● **WHAT YOU SHOULD DO**
Skip the images. Copy the records exactly as written.

● **LISTED RECORDS**
+-------+
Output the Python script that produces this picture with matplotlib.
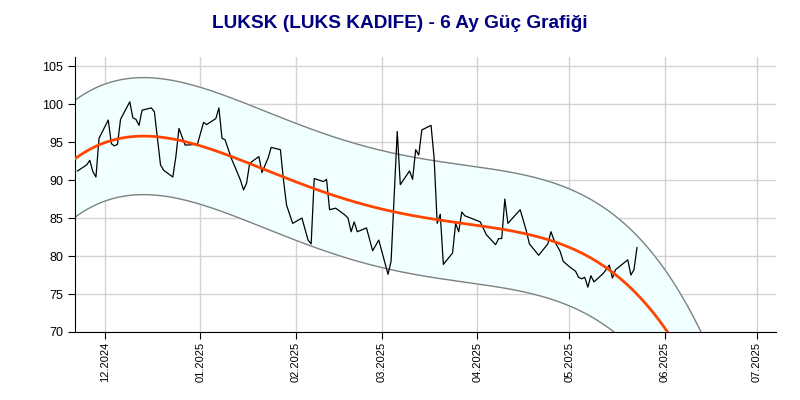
import numpy as np
import pandas as pd
import matplotlib
matplotlib.use('Agg')
import matplotlib.pyplot as plt
import matplotlib.dates as mdates

dates = ['2024-11-22', '2024-11-25', '2024-11-26', '2024-11-27', '2024-11-28', '2024-11-29',
         '2024-12-02', '2024-12-03', '2024-12-04', '2024-12-05', '2024-12-06', '2024-12-09',
         '2024-12-10', '2024-12-11', '2024-12-12', '2024-12-13', '2024-12-16', '2024-12-17',
         '2024-12-19', '2024-12-20', '2024-12-23', '2024-12-24', '2024-12-25', '2024-12-27',
         '2024-12-31', '2025-01-02', '2025-01-03', '2025-01-06', '2025-01-07', '2025-01-08',
         '2025-01-09', '2025-01-11', '2025-01-14', '2025-01-15', '2025-01-16', '2025-01-17',
         '2025-01-20', '2025-01-21', '2025-01-23', '2025-01-24', '2025-01-27', '2025-01-28',
         '2025-01-29', '2025-01-31', '2025-02-03', '2025-02-05', '2025-02-06', '2025-02-07',
         '2025-02-10', '2025-02-11', '2025-02-12', '2025-02-14', '2025-02-17', '2025-02-18',
         '2025-02-19', '2025-02-20', '2025-02-21', '2025-02-24', '2025-02-26', '2025-02-28',
         '2025-03-03', '2025-03-04', '2025-03-06', '2025-03-07', '2025-03-10', '2025-03-11',
         '2025-03-12', '2025-03-13', '2025-03-14', '2025-03-17', '2025-03-18', '2025-03-19',
         '2025-03-20', '2025-03-21', '2025-03-24', '2025-03-25', '2025-03-26', '2025-03-27',
         '2025-03-28', '2025-04-02', '2025-04-04', '2025-04-07', '2025-04-08', '2025-04-09',
         '2025-04-10', '2025-04-11', '2025-04-15', '2025-04-17', '2025-04-18', '2025-04-21',
         '2025-04-24', '2025-04-25', '2025-04-26', '2025-04-28', '2025-04-29', '2025-05-01',
         '2025-05-03', '2025-05-04', '2025-05-05', '2025-05-06', '2025-05-07', '2025-05-08',
         '2025-05-09', '2025-05-12', '2025-05-14', '2025-05-15', '2025-05-16', '2025-05-20',
         '2025-05-21', '2025-05-22', '2025-05-23']
prices = [91.2, 92.0, 92.6, 91.1, 90.4, 95.5,
          97.9, 94.8, 94.5, 94.7, 98.0, 100.3,
          98.2, 98.0, 97.2, 99.2, 99.5, 99.0,
          92.0, 91.3, 90.4, 93.1, 96.8, 94.6,
          94.7, 97.6, 97.3, 98.1, 99.5, 95.5,
          95.3, 92.9, 90.0, 88.7, 89.6, 92.2,
          93.1, 91.0, 92.9, 94.3, 94.0, 90.0,
          86.7, 84.3, 85.0, 82.1, 81.6, 90.2,
          89.8, 90.1, 86.1, 86.3, 85.4, 85.0,
          83.2, 84.5, 83.2, 83.7, 80.7, 82.1,
          77.6, 79.3, 96.4, 89.4, 91.2, 90.1,
          94.0, 93.3, 96.6, 97.2, 92.9, 84.3,
          85.5, 78.9, 80.4, 84.3, 83.2, 85.8,
          85.3, 84.5, 82.8, 81.5, 82.3, 82.3,
          87.5, 84.3, 86.1, 83.3, 81.6, 80.1,
          81.6, 83.2, 82.1, 80.6, 79.3, 78.6,
          78.0, 77.2, 77.0, 77.2, 75.9, 77.4,
          76.6, 77.7, 78.8, 77.1, 78.2, 79.5,
          77.5, 78.2, 81.1]

title = 'LUKSK (LUKS KADIFE) - 6 Ay Güç Grafiği'

plt.rcParams['font.family'] = ['Liberation Sans', 'DejaVu Sans']

x = mdates.date2num(pd.to_datetime(dates))
x0 = x[0]
xmin = mdates.date2num(pd.Timestamp('2024-11-21 06:00'))
xmax = mdates.date2num(pd.Timestamp('2025-07-07 05:00'))
xs = np.linspace(xmin, xmax, 500)

fig = plt.figure(figsize=(8, 4), dpi=100)
ax = fig.add_axes([0.094, 0.17, 0.876, 0.6875])

# trend: 4th degree polynomial fit over the price, band = +-2 std of residuals
coef = np.polyfit(x - x0, prices, 4)
trend = np.polyval(coef, xs - x0)
resid = np.array(prices) - np.polyval(coef, x - x0)
band = 2 * resid.std()

ax.fill_between(xs, trend - band, trend + band, color='#F0FFFF', zorder=1)
ax.plot(xs, trend + band, color='#808080', lw=1, zorder=2)
ax.plot(xs, trend - band, color='#808080', lw=1, zorder=2)
ax.plot(xs, trend, color='#FF4500', lw=2, zorder=4)
ax.plot(x, prices, color='black', lw=0.9, zorder=3)

ax.set_xlim(xmin, xmax)
ax.set_ylim(70, 106.2)
ax.set_yticks(np.arange(70, 106, 5))
ax.xaxis.set_major_locator(mdates.MonthLocator())
ax.xaxis.set_major_formatter(mdates.DateFormatter('%m.%Y'))
ax.tick_params(axis='x', rotation=90, labelsize=8, length=5, pad=2, direction='out')
ax.tick_params(axis='y', labelsize=9, length=5, direction='out')
ax.grid(True, color='#D3D3D3', lw=1)
ax.set_axisbelow(True)
for s in ['top', 'right']:
    ax.spines[s].set_visible(False)

fig.suptitle(title, fontsize=13.7, fontweight='bold', color='#000080', y=0.962)
fig.savefig('out.png', dpi=100)
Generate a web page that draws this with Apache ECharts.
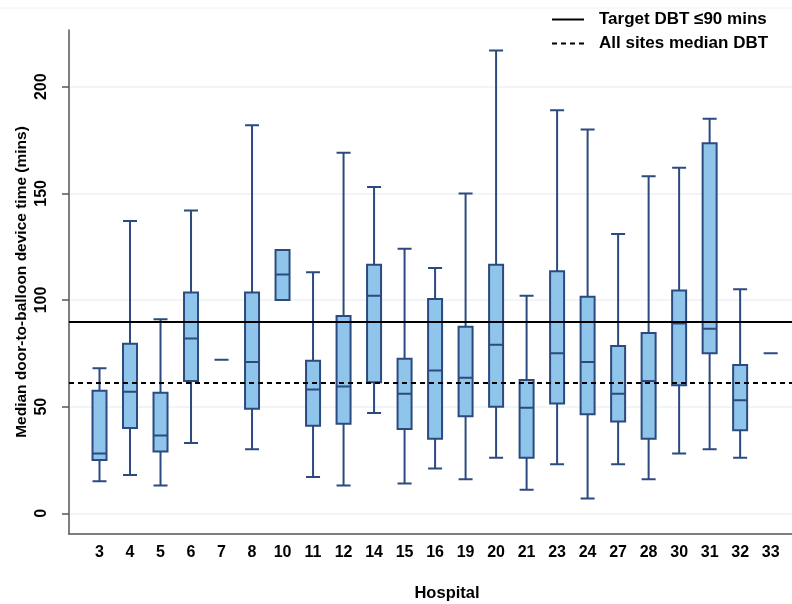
+-------+
● **RESULT OF THIS TASK**
Output the Python script that produces this picture with matplotlib.
import numpy as np
import pandas as pd
import matplotlib
matplotlib.use('Agg')
import matplotlib.pyplot as plt
import matplotlib.dates as mdates

dates = ['2024-11-22', '2024-11-25', '2024-11-26', '2024-11-27', '2024-11-28', '2024-11-29',
         '2024-12-02', '2024-12-03', '2024-12-04', '2024-12-05', '2024-12-06', '2024-12-09',
         '2024-12-10', '2024-12-11', '2024-12-12', '2024-12-13', '2024-12-16', '2024-12-17',
         '2024-12-19', '2024-12-20', '2024-12-23', '2024-12-24', '2024-12-25', '2024-12-27',
         '2024-12-31', '2025-01-02', '2025-01-03', '2025-01-06', '2025-01-07', '2025-01-08',
         '2025-01-09', '2025-01-11', '2025-01-14', '2025-01-15', '2025-01-16', '2025-01-17',
         '2025-01-20', '2025-01-21', '2025-01-23', '2025-01-24', '2025-01-27', '2025-01-28',
         '2025-01-29', '2025-01-31', '2025-02-03', '2025-02-05', '2025-02-06', '2025-02-07',
         '2025-02-10', '2025-02-11', '2025-02-12', '2025-02-14', '2025-02-17', '2025-02-18',
         '2025-02-19', '2025-02-20', '2025-02-21', '2025-02-24', '2025-02-26', '2025-02-28',
         '2025-03-03', '2025-03-04', '2025-03-06', '2025-03-07', '2025-03-10', '2025-03-11',
         '2025-03-12', '2025-03-13', '2025-03-14', '2025-03-17', '2025-03-18', '2025-03-19',
         '2025-03-20', '2025-03-21', '2025-03-24', '2025-03-25', '2025-03-26', '2025-03-27',
         '2025-03-28', '2025-04-02', '2025-04-04', '2025-04-07', '2025-04-08', '2025-04-09',
         '2025-04-10', '2025-04-11', '2025-04-15', '2025-04-17', '2025-04-18', '2025-04-21',
         '2025-04-24', '2025-04-25', '2025-04-26', '2025-04-28', '2025-04-29', '2025-05-01',
         '2025-05-03', '2025-05-04', '2025-05-05', '2025-05-06', '2025-05-07', '2025-05-08',
         '2025-05-09', '2025-05-12', '2025-05-14', '2025-05-15', '2025-05-16', '2025-05-20',
         '2025-05-21', '2025-05-22', '2025-05-23']
prices = [91.2, 92.0, 92.6, 91.1, 90.4, 95.5,
          97.9, 94.8, 94.5, 94.7, 98.0, 100.3,
          98.2, 98.0, 97.2, 99.2, 99.5, 99.0,
          92.0, 91.3, 90.4, 93.1, 96.8, 94.6,
          94.7, 97.6, 97.3, 98.1, 99.5, 95.5,
          95.3, 92.9, 90.0, 88.7, 89.6, 92.2,
          93.1, 91.0, 92.9, 94.3, 94.0, 90.0,
          86.7, 84.3, 85.0, 82.1, 81.6, 90.2,
          89.8, 90.1, 86.1, 86.3, 85.4, 85.0,
          83.2, 84.5, 83.2, 83.7, 80.7, 82.1,
          77.6, 79.3, 96.4, 89.4, 91.2, 90.1,
          94.0, 93.3, 96.6, 97.2, 92.9, 84.3,
          85.5, 78.9, 80.4, 84.3, 83.2, 85.8,
          85.3, 84.5, 82.8, 81.5, 82.3, 82.3,
          87.5, 84.3, 86.1, 83.3, 81.6, 80.1,
          81.6, 83.2, 82.1, 80.6, 79.3, 78.6,
          78.0, 77.2, 77.0, 77.2, 75.9, 77.4,
          76.6, 77.7, 78.8, 77.1, 78.2, 79.5,
          77.5, 78.2, 81.1]

title = 'LUKSK (LUKS KADIFE) - 6 Ay Güç Grafiği'

plt.rcParams['font.family'] = ['Liberation Sans', 'DejaVu Sans']

x = mdates.date2num(pd.to_datetime(dates))
x0 = x[0]
xmin = mdates.date2num(pd.Timestamp('2024-11-21 06:00'))
xmax = mdates.date2num(pd.Timestamp('2025-07-07 05:00'))
xs = np.linspace(xmin, xmax, 500)

fig = plt.figure(figsize=(8, 4), dpi=100)
ax = fig.add_axes([0.094, 0.17, 0.876, 0.6875])

# trend: 4th degree polynomial fit over the price, band = +-2 std of residuals
coef = np.polyfit(x - x0, prices, 4)
trend = np.polyval(coef, xs - x0)
resid = np.array(prices) - np.polyval(coef, x - x0)
band = 2 * resid.std()

ax.fill_between(xs, trend - band, trend + band, color='#F0FFFF', zorder=1)
ax.plot(xs, trend + band, color='#808080', lw=1, zorder=2)
ax.plot(xs, trend - band, color='#808080', lw=1, zorder=2)
ax.plot(xs, trend, color='#FF4500', lw=2, zorder=4)
ax.plot(x, prices, color='black', lw=0.9, zorder=3)

ax.set_xlim(xmin, xmax)
ax.set_ylim(70, 106.2)
ax.set_yticks(np.arange(70, 106, 5))
ax.xaxis.set_major_locator(mdates.MonthLocator())
ax.xaxis.set_major_formatter(mdates.DateFormatter('%m.%Y'))
ax.tick_params(axis='x', rotation=90, labelsize=8, length=5, pad=2, direction='out')
ax.tick_params(axis='y', labelsize=9, length=5, direction='out')
ax.grid(True, color='#D3D3D3', lw=1)
ax.set_axisbelow(True)
for s in ['top', 'right']:
    ax.spines[s].set_visible(False)

fig.suptitle(title, fontsize=13.7, fontweight='bold', color='#000080', y=0.962)
fig.savefig('out.png', dpi=100)
Generate a web page that draws this with Apache ECharts.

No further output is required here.